Jeżeli czujemy się niedocenieni i uważamy, że wszelkie nasze wysiłki nie są dostatecznie wyraźnie dostrzegane, to być może powinniśmy zwrócić się do szefa z prośbą o awans. Naturalnie, nic nie gwarantuje nam w tym zakresie stuprocentowego powodzenia, jednak jeżeli podejdziemy do sprawy rozważnie, to w zasadzie nie będziemy mieli nic do stracenia.

Do rozmowy o awansie należy przygotować się w dokładnie taki sam sposób, w jaki przygotowalibyśmy się do rozmowy o pracę. Należy wcześniej zaanonsować umówić się z szefem i w pewny siebie, acz uprzejmy sposób wyłożyć swoje racje, nie bojąc się negocjacji.

Co zrobić, aby szef nas w końcu zaczął doceniać?

Pracujesz ciężko, angażujesz się w projekty i zostajesz po godzinach, a mimo to pochwały i premie trafiają do innych? Taka sytuacja może być frustrująca i negatywnie wpływać na Twoją motywację. Jeśli czujesz, że Twoje wysiłki nie są zauważane, warto podjąć konkretne kroki, aby zmienić tę sytuację.

Rozmowa z szefem jako kluczowy krok

Jednym z najskuteczniejszych sposobów na zwrócenie uwagi przełożonego jest rozmowa. Możesz wykorzystać moment oceny okresowej, aby poruszyć temat swoich osiągnięć, celów zawodowych i przyszłości w firmie.

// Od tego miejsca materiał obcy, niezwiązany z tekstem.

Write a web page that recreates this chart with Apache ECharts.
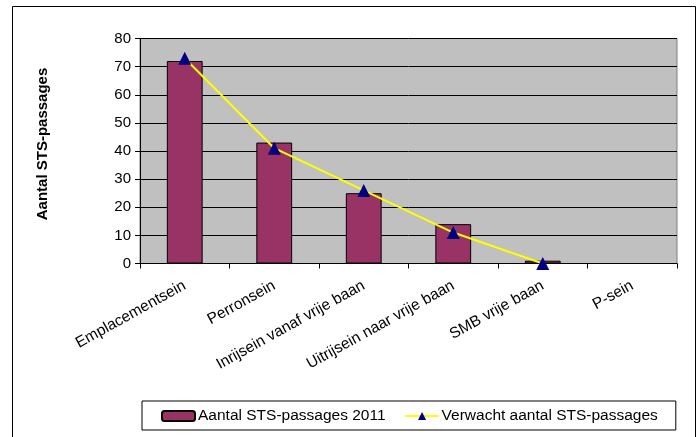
<!DOCTYPE html>
<html>
<head>
<meta charset="utf-8">
<script src="https://cdn.jsdelivr.net/npm/echarts@6/dist/echarts.min.js"></script>
<style>
  html, body { margin: 0; padding: 0; background: #fff; }
  #box1 { width: 700px; height: 437px; }
</style>
</head>
<body>
<div id="box1"></div>
<script>
var chart = echarts.init(document.getElementById('box1'));

var categories = ['Emplacementsein', 'Perronsein', 'Inrijsein vanaf vrije baan', 'Uitrijsein naar vrije baan', 'SMB vrije baan', 'P-sein'];
var passages2011 = [72, 43, 25, 14, 1, 0];
var verwacht = [73, 41, 26, 11, 0, null];
var yTicks = [0, 10, 20, 30, 40, 50, 60, 70, 80];

var font = 'Arial, "Liberation Sans", sans-serif';

chart.setOption({
  animation: false,
  backgroundColor: '#fff',
  textStyle: { fontFamily: font },
  graphic: [{
    type: 'rect',
    shape: { x: 12.5, y: 6.5, width: 683, height: 450 },
    style: { fill: 'none', stroke: '#000', lineWidth: 1 },
    silent: true
  }],
  grid: {
    left: 140,
    right: 23,
    top: 38.5,
    bottom: 173.5,
    show: true,
    backgroundColor: '#C0C0C0',
    borderColor: '#808080',
    borderWidth: 1
  },
  legend: {
    left: 142,
    top: 401,
    padding: [7, 18, 6, 19],
    itemGap: 19,
    itemWidth: 33,
    itemHeight: 10,
    borderColor: '#000',
    borderWidth: 1,
    textStyle: { fontFamily: font, fontSize: 15.5, color: '#000', padding: [0, 0, 0, -2] },
    data: ['Aantal STS-passages 2011', 'Verwacht aantal STS-passages']
  },
  xAxis: {
    type: 'category',
    data: categories,
    boundaryGap: true,
    axisLine: { lineStyle: { color: '#000', width: 1 } },
    axisTick: { show: true, length: 5, lineStyle: { color: '#000' } },
    axisLabel: {
      rotate: 29,
      interval: 0,
      margin: 21,
      fontSize: 15.5,
      fontFamily: font,
      color: '#000'
    },
    splitLine: { show: false }
  },
  yAxis: {
    type: 'value',
    min: 0,
    max: yTicks[yTicks.length - 1],
    interval: yTicks[1] - yTicks[0],
    name: 'Aantal STS-passages',
    nameLocation: 'middle',
    nameGap: 90,
    nameRotate: 90,
    nameTextStyle: { fontFamily: font, fontSize: 15, fontWeight: 'bold', color: '#000', padding: [0, 0, 0, 14] },
    axisLine: { show: true, lineStyle: { color: '#000', width: 1 } },
    axisTick: { show: true, inside: false, length: 5, lineStyle: { color: '#000' } },
    axisLabel: { fontSize: 15, fontFamily: font, color: '#000', margin: 9 },
    splitLine: { show: true, lineStyle: { color: '#000', width: 1 } }
  },
  series: [{
      name: 'Aantal STS-passages 2011',
      type: 'bar',
      barWidth: '40%',
      data: passages2011,
      itemStyle: { color: '#993366', borderColor: '#000', borderWidth: 1 }
    },
    {
      name: 'Verwacht aantal STS-passages',
      type: 'line',
      data: verwacht,
      symbol: 'triangle',
      symbolSize: 13,
      showAllSymbol: true,
      itemStyle: { color: '#000080' },
      lineStyle: { color: '#FFFF00', width: 2 },
      z: 5
    }
  ]
});
</script>
</body>
</html>
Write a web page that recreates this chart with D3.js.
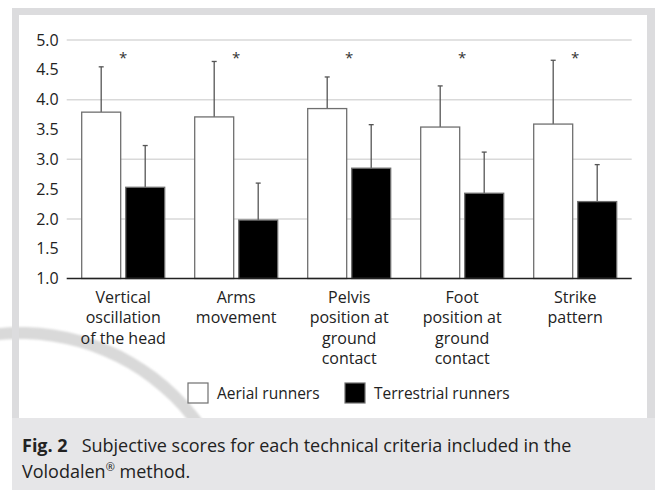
<!DOCTYPE html>
<html>
<head>
<meta charset="utf-8">
<script src="https://cdn.jsdelivr.net/npm/d3@7"></script>
<style>
  html, body { margin: 0; padding: 0; background: #fff; }
  svg { display: block; font-family: "Open Sans", "Noto Sans", sans-serif; }
</style>
</head>
<body>
<svg id="chart" width="655" height="492"></svg>
<script>
// Volodalen criteria and mean ± SD scores for the two runner profiles
const categories = [
  ["Vertical", "oscillation", "of the head"],
  ["Arms", "movement"],
  ["Pelvis", "position at", "ground", "contact"],
  ["Foot", "position at", "ground", "contact"],
  ["Strike", "pattern"]
];
const seriesNames = ["Aerial runners", "Terrestrial runners"];
const aerialMean = [3.79, 3.71, 3.85, 3.54, 3.59];
const aerialSD = [0.76, 0.93, 0.53, 0.69, 1.07];
const terrestrialMean = [2.53, 1.98, 2.85, 2.43, 2.29];
const terrestrialSD = [0.70, 0.62, 0.73, 0.69, 0.62];
const significant = [true, true, true, true, true];
const yTicks = [1.0, 1.5, 2.0, 2.5, 3.0, 3.5, 4.0, 4.5, 5.0];

const svg = d3.select("#chart");

const defs = svg.append("defs");
defs.append("clipPath").attr("id", "upper").append("rect")
  .attr("x", 0).attr("y", 0).attr("width", 655).attr("height", 418);
defs.append("filter").attr("id", "soft").append("feGaussianBlur").attr("stdDeviation", 1.2);

// Background faint arc (publisher watermark), sitting under the frame
svg.append("g").attr("clip-path", "url(#upper)")
  .append("path")
  .attr("d", d3.arc()({ innerRadius: 214, outerRadius: 226, startAngle: -0.6, endAngle: 1.4 }))
  .attr("transform", "translate(20,553)")
  .attr("fill", "#d9d9d9")
  .attr("filter", "url(#soft)");

// Frame, white chart panel and caption box
svg.append("path")
  .attr("fill-rule", "evenodd")
  .attr("fill", "#dcdcde")
  .attr("d", "M12,8H655V418H12Z M19,15V418H647V15Z");
svg.append("rect").attr("x", 12).attr("y", 418).attr("width", 643).attr("height", 72).attr("fill", "#e6e6e8");

// Scales
const x0 = d3.scaleBand().domain(d3.range(categories.length)).range([66.7, 631.7]).padding(0);
const x1 = d3.scaleBand().domain(seriesNames).range([15, 98]).paddingInner(0.114);
const y = d3.scaleLinear().domain([1, 5]).range([278.5, 40]);

// Horizontal gridlines
svg.append("g").selectAll("line").data(yTicks.filter(t => t > 1 && Number.isInteger(t)))
  .join("line")
  .attr("x1", 66.7).attr("x2", 631.7)
  .attr("y1", d => y(d)).attr("y2", d => y(d))
  .attr("stroke", "#d9d9d9").attr("stroke-width", 1.5);

// Y axis labels
const yAxis = d3.axisLeft(y).tickValues(yTicks).tickFormat(d3.format(".1f")).tickSize(0).tickPadding(8);
const yg = svg.append("g").attr("transform", "translate(66.7,0)").call(yAxis);
yg.select(".domain").remove();
yg.selectAll("text").attr("font-size", 16).attr("fill", "#222").attr("font-family", "Open Sans, sans-serif");

// Bars
const rows = categories.map((c, i) => ({
  i,
  vals: [
    { s: seriesNames[0], m: aerialMean[i], sd: aerialSD[i] },
    { s: seriesNames[1], m: terrestrialMean[i], sd: terrestrialSD[i] }
  ]
}));
const fills = { "Aerial runners": "#ffffff", "Terrestrial runners": "#000000" };

const groups = svg.append("g").selectAll("g").data(rows).join("g")
  .attr("transform", d => `translate(${x0(d.i)},0)`);

// Error bars (upper SD only)
groups.selectAll("line.err").data(d => d.vals).join("line").attr("class", "err")
  .attr("x1", d => x1(d.s) + x1.bandwidth() / 2).attr("x2", d => x1(d.s) + x1.bandwidth() / 2)
  .attr("y1", d => y(d.m)).attr("y2", d => y(d.m + d.sd))
  .attr("stroke", "#555").attr("stroke-width", 1.3);
groups.selectAll("line.cap").data(d => d.vals).join("line").attr("class", "cap")
  .attr("x1", d => x1(d.s) + x1.bandwidth() / 2 - 2.5).attr("x2", d => x1(d.s) + x1.bandwidth() / 2 + 2.5)
  .attr("y1", d => y(d.m + d.sd)).attr("y2", d => y(d.m + d.sd))
  .attr("stroke", "#555").attr("stroke-width", 1.3);

groups.selectAll("rect").data(d => d.vals).join("rect")
  .attr("x", d => x1(d.s)).attr("width", x1.bandwidth())
  .attr("y", d => y(d.m)).attr("height", d => y(1) - y(d.m))
  .attr("fill", d => fills[d.s])
  .attr("stroke", "#6f6f6f").attr("stroke-width", 1.3);

// Significance markers
groups.filter(d => significant[d.i]).append("text")
  .attr("x", x0.bandwidth() / 2).attr("y", y(4.72) + 6)
  .attr("text-anchor", "middle").attr("font-size", 15).attr("fill", "#333")
  .text("*");

// Baseline axis
svg.append("line").attr("x1", 66.7).attr("x2", 631.7).attr("y1", y(1)).attr("y2", y(1))
  .attr("stroke", "#222").attr("stroke-width", 1.5);

// Category labels
const xl = svg.append("g").selectAll("text").data(rows).join("text")
  .attr("x", d => x0(d.i) + x0.bandwidth() / 2)
  .attr("y", 302.5).attr("text-anchor", "middle")
  .attr("font-size", 16).attr("fill", "#222");
xl.selectAll("tspan").data(d => categories[d.i]).join("tspan")
  .attr("x", function () { return d3.select(this.parentNode).attr("x"); })
  .attr("dy", (d, j) => j === 0 ? 0 : 20.5)
  .text(d => d);

// Legend
const legend = svg.append("g");
const legendX = [188, 345];
seriesNames.forEach((s, i) => {
  legend.append("rect").attr("x", legendX[i]).attr("y", 383).attr("width", 20).attr("height", 20)
    .attr("fill", fills[s]).attr("stroke", "#6f6f6f").attr("stroke-width", 1.2);
  legend.append("text").attr("x", legendX[i] + 29).attr("y", 398.5)
    .attr("font-size", 15.5).attr("fill", "#222").text(s);
});

// Caption
const cap = svg.append("text").attr("x", 22).attr("y", 452).attr("font-size", 18).attr("fill", "#222");
cap.append("tspan").attr("font-weight", "bold").text("Fig. 2");
cap.append("tspan").attr("dx", 14).text("Subjective scores for each technical criteria included in the");
const cap2 = svg.append("text").attr("x", 22).attr("y", 478).attr("font-size", 18).attr("fill", "#222");
cap2.append("tspan").text("Volodalen");
cap2.append("tspan").attr("font-size", 11).attr("dy", -7).text("®");
cap2.append("tspan").attr("dy", 7).text(" method.");
</script>
</body>
</html>
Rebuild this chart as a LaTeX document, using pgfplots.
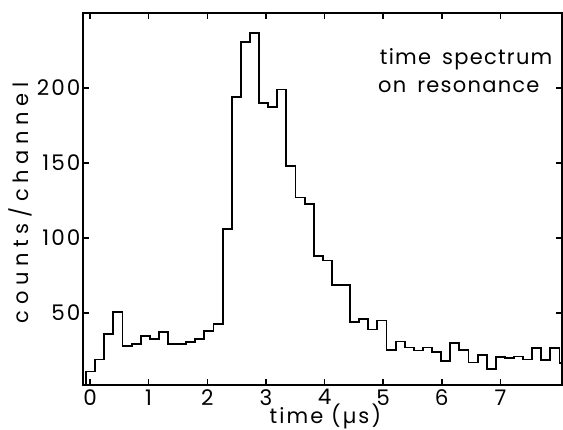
\documentclass[border=0pt]{standalone}
\usepackage{fontspec}
\setmainfont{Poppins}[LetterSpace=10]
\newfontfamily\ylabfont{Poppins}[LetterSpace=27]
\newfontfamily\notefont{Poppins}[LetterSpace=6, WordSpace=1.6]
\usepackage{pgfplots}
\pgfplotsset{compat=1.18}

\begin{document}
\begin{tikzpicture}
\useasboundingbox (-83pt,-45pt) rectangle (480pt,385pt);
\begin{axis}[
    scale only axis,
    width=479pt, height=372pt,
    at={(0,0)}, anchor=south west,
    xmin=-0.12, xmax=8.05,
    ymin=2, ymax=250,
    xtick={0,...,7},
    ytick={50,100,150,200},
    tick align=inside,
    major tick length=6pt,
    axis line style={line width=1.5pt},
    every tick/.style={line width=1.5pt, black},
    /pgf/number format/assume math mode=true,
    tick label style={font=\fontsize{21.5}{24}\selectfont},
    xticklabel style={yshift=-1pt},
    yticklabel style={xshift=1pt},
    xlabel={time (µs)},
    ylabel={counts/channel},
    xlabel style={font=\fontsize{21}{24}\selectfont,
        at={(axis description cs:0.506,0)}, anchor=base, yshift=-39pt},
    ylabel style={font=\fontsize{21}{24}\ylabfont,
        at={(axis description cs:-0.13,0.49)}, anchor=center},
    clip=true,
]

% histogram: left bin edges (us) and counts per channel
\addplot[const plot mark left, line width=1.9pt, black] coordinates {
    (-0.068,0)
    (-0.068,11)
    (0.087,19)
    (0.243,36)
    (0.398,50.5)
    (0.553,28)
    (0.709,29.5)
    (0.864,34.5)
    (1.019,32.5)
    (1.174,37.5)
    (1.330,29.5)
    (1.485,29.5)
    (1.640,30.8)
    (1.796,32.7)
    (1.951,38)
    (2.106,42.7)
    (2.262,106)
    (2.417,194)
    (2.572,230.5)
    (2.727,236.5)
    (2.883,190)
    (3.038,187.5)
    (3.193,199)
    (3.349,148)
    (3.504,127)
    (3.659,122.5)
    (3.815,88)
    (3.970,85)
    (4.125,68.5)
    (4.280,68.5)
    (4.436,44)
    (4.591,46)
    (4.746,39)
    (4.902,45)
    (5.057,25.6)
    (5.212,31)
    (5.368,27)
    (5.523,25)
    (5.678,27)
    (5.833,24)
    (5.989,18)
    (6.144,29.8)
    (6.299,25.5)
    (6.455,17)
    (6.610,22)
    (6.765,12.5)
    (6.921,20.5)
    (7.076,20)
    (7.231,21)
    (7.386,19)
    (7.542,26.4)
    (7.697,18.7)
    (7.852,26.4)
    (8.008,16.4)
    (8.163,16.4)
};

\node[anchor=base west, font=\fontsize{21}{24}\notefont] at (axis cs:4.883,215.7) {time spectrum};
\node[anchor=base west, font=\fontsize{21}{24}\notefont] at (axis cs:4.855,196.9) {on resonance};

\end{axis}
\end{tikzpicture}
\end{document}
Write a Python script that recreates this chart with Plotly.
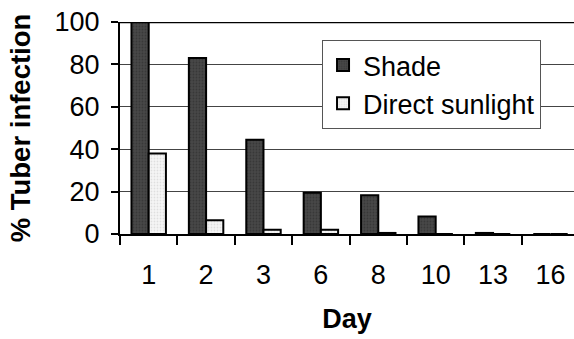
import plotly.graph_objects as go

days = ["1", "2", "3", "6", "8", "10", "13", "16"]
shade = [100, 83, 44.5, 19.5, 18.3, 8.2, 0.5, 0]
sunlight = [38, 6.5, 2, 2, 0.5, 0, 0, 0]
y_ticks = [0, 20, 40, 60, 80, 100]

fig = go.Figure()
fig.add_trace(go.Bar(
    x=days, y=shade, name="Shade", legendgroup="a",
    marker=dict(color="#474747", line=dict(color="black", width=2),
                pattern=dict(shape=".", fgcolor="#2a2a2a", size=3, solidity=0.3)),
))
fig.add_trace(go.Bar(
    x=days, y=sunlight, name="Direct sunlight", legendgroup="b",
    marker=dict(color="#f6f6f6", line=dict(color="black", width=2),
                pattern=dict(shape=".", fgcolor="#c8c8c8", size=3, solidity=0.3)),
))

# heavy frame line along the top of the plot area
fig.add_shape(type="line", xref="paper", yref="y", x0=0, x1=1, y0=100, y1=100,
              line=dict(color="black", width=2.5))

font = "Arial, Liberation Sans, sans-serif"
fig.update_layout(
    width=574, height=339,
    margin=dict(l=120, r=0, t=22, b=105),
    paper_bgcolor="white", plot_bgcolor="white",
    barmode="group", bargap=0.4, bargroupgap=0,
    font=dict(family=font, size=27, color="black"),
    showlegend=True,
    legend=dict(x=0.445, y=0.915, xanchor="left", yanchor="top",
                bgcolor="white", bordercolor="#555555", borderwidth=1,
                font=dict(size=27), tracegroupgap=0, traceorder="grouped"),
    xaxis=dict(
        range=[-0.5, 7.41], type="category",
        showline=True, linecolor="black", linewidth=2,
        ticks="outside", tickson="boundaries", ticklen=9, tickwidth=1.5, tickcolor="black",
        ticklabelstandoff=16,
        title=dict(text="<b>Day</b>", font=dict(size=27), standoff=20),
        showgrid=False,
    ),
    yaxis=dict(
        range=[0, 100], tickvals=y_ticks,
        showline=True, linecolor="black", linewidth=2,
        ticks="outside", ticklen=7, tickwidth=1.5, tickcolor="black",
        ticklabelstandoff=6,
        showgrid=True, gridcolor="#444444", gridwidth=1,
        zeroline=False,
        title=dict(text="<b>% Tuber infection</b>", font=dict(size=27.5), standoff=16),
    ),
)

fig.write_html("out.html")
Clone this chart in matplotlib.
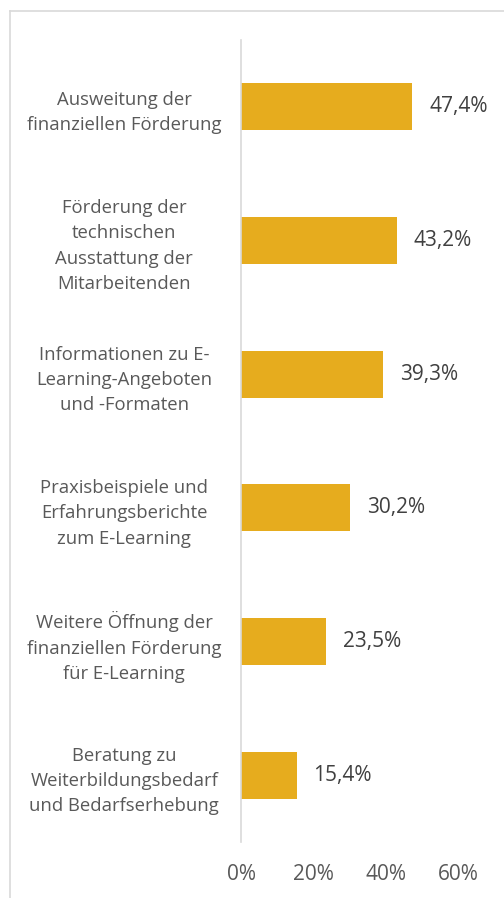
import matplotlib.pyplot as plt
from matplotlib.lines import Line2D

labels = [
    "Ausweitung der\nfinanziellen Förderung",
    "Förderung der\ntechnischen\nAusstattung der\nMitarbeitenden",
    "Informationen zu E-\nLearning-Angeboten\nund -Formaten",
    "Praxisbeispiele und\nErfahrungsberichte\nzum E-Learning",
    "Weitere Öffnung der\nfinanziellen Förderung\nfür E-Learning",
    "Beratung zu\nWeiterbildungsbedarf\nund Bedarfserhebung",
]
values = [47.4, 43.2, 39.3, 30.2, 23.5, 15.4]
xticks = [0, 20, 40, 60]

plt.rcParams['font.family'] = ['Open Sans', 'DejaVu Sans']
txt = "#595959"

fig = plt.figure(figsize=(5.04, 8.98), dpi=100)
ax = fig.add_axes([241/504, 1-842/898, (458-241)/504, (842-40)/898])

y = list(range(len(values)))
bars = ax.barh(y, values, height=0.35, color="#E6AC1E")

ax.set_xlim(0, 60)
ax.set_ylim(len(values)-0.5, -0.5)
ax.set_xticks(xticks)
ax.set_xticklabels([f"{t}%" for t in xticks], fontsize=15, color=txt)
ax.set_yticks(y)
ax.set_yticklabels(labels, fontsize=13.3, color=txt, ha='center', linespacing=1.52)
ax.tick_params(axis='y', length=0, pad=84)
ax.tick_params(axis='x', length=0, pad=16)

for s in ['top', 'right', 'bottom']:
    ax.spines[s].set_visible(False)
ax.spines['left'].set_color("#D9D9D9")
ax.spines['left'].set_linewidth(1.2)

for b, v in zip(bars, values):
    ax.annotate(f"{v:.1f}".replace(".", ",") + "%",
                (b.get_width(), b.get_y() + b.get_height()/2),
                xytext=(12, 0), textcoords='offset points',
                va='center', ha='left', fontsize=15, color="#404040")

# outer frame (only top and left visible)
fig.add_artist(Line2D([9.5/504, 1], [1-10.5/898, 1-10.5/898], color="#D9D9D9", lw=1.2))
fig.add_artist(Line2D([9.5/504, 9.5/504], [0, 1-10.5/898], color="#D9D9D9", lw=1.2))

fig.savefig("out.png", dpi=100)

To idealny czas, by omówić swoje sukcesy, wskazać na zadania, które zostały zrealizowane ponad normę, i wyjaśnić, jak Twoja praca wpłynęła na wyniki zespołu lub firmy.

Jeśli Twoja organizacja organizuje spotkania zespołowe, warto podczas takich okazji podkreślić swoje działania – nie tylko szef, ale także współpracownicy będą mieli okazję dostrzec Twój wkład.

Nie czekaj na ocenę – działaj wcześniej

Nie musisz czekać na formalne podsumowanie wyników. Umów się na indywidualne spotkanie z przełożonym. Przygotuj się do rozmowy, zapisując konkretne przykłady zadań, które zrealizowałeś, i problemów, które rozwiązałeś. Postaw na dyplomację – wyrażaj swoje odczucia spokojnie i rzeczowo, unikając pretensji.

Warto też wskazać, jakie formy uznania byłyby dla Ciebie satysfakcjonujące. Czasami nie musi to być nagroda finansowa – może to być dofinansowanie kursów, możliwość pracy zdalnej lub elastyczny grafik.

Co, jeśli rozmowy nie przynoszą efektów?

Jeśli mimo wielu prób nadal czujesz się niedoceniany, warto przemyśleć swoje kolejne kroki. Zamiast skupiać się na negatywnych emocjach, zacznij aktywnie szukać nowych możliwości zawodowych. Może to być dobry moment, aby znaleźć pracodawcę, który doceni Twój wkład i zapewni satysfakcjonujące warunki rozwoju.

Dlaczego warto podjąć działania?

Bycie niedocenianym może obniżać morale i prowadzić do wypalenia zawodowego. Dlatego warto zawalczyć o swoje uznanie w sposób przemyślany i konstruktywny. Skuteczna komunikacja z szefem i odpowiednie przygotowanie do rozmowy mogą otworzyć drzwi do lepszych warunków pracy i większej satysfakcji z realizowanych obowiązków.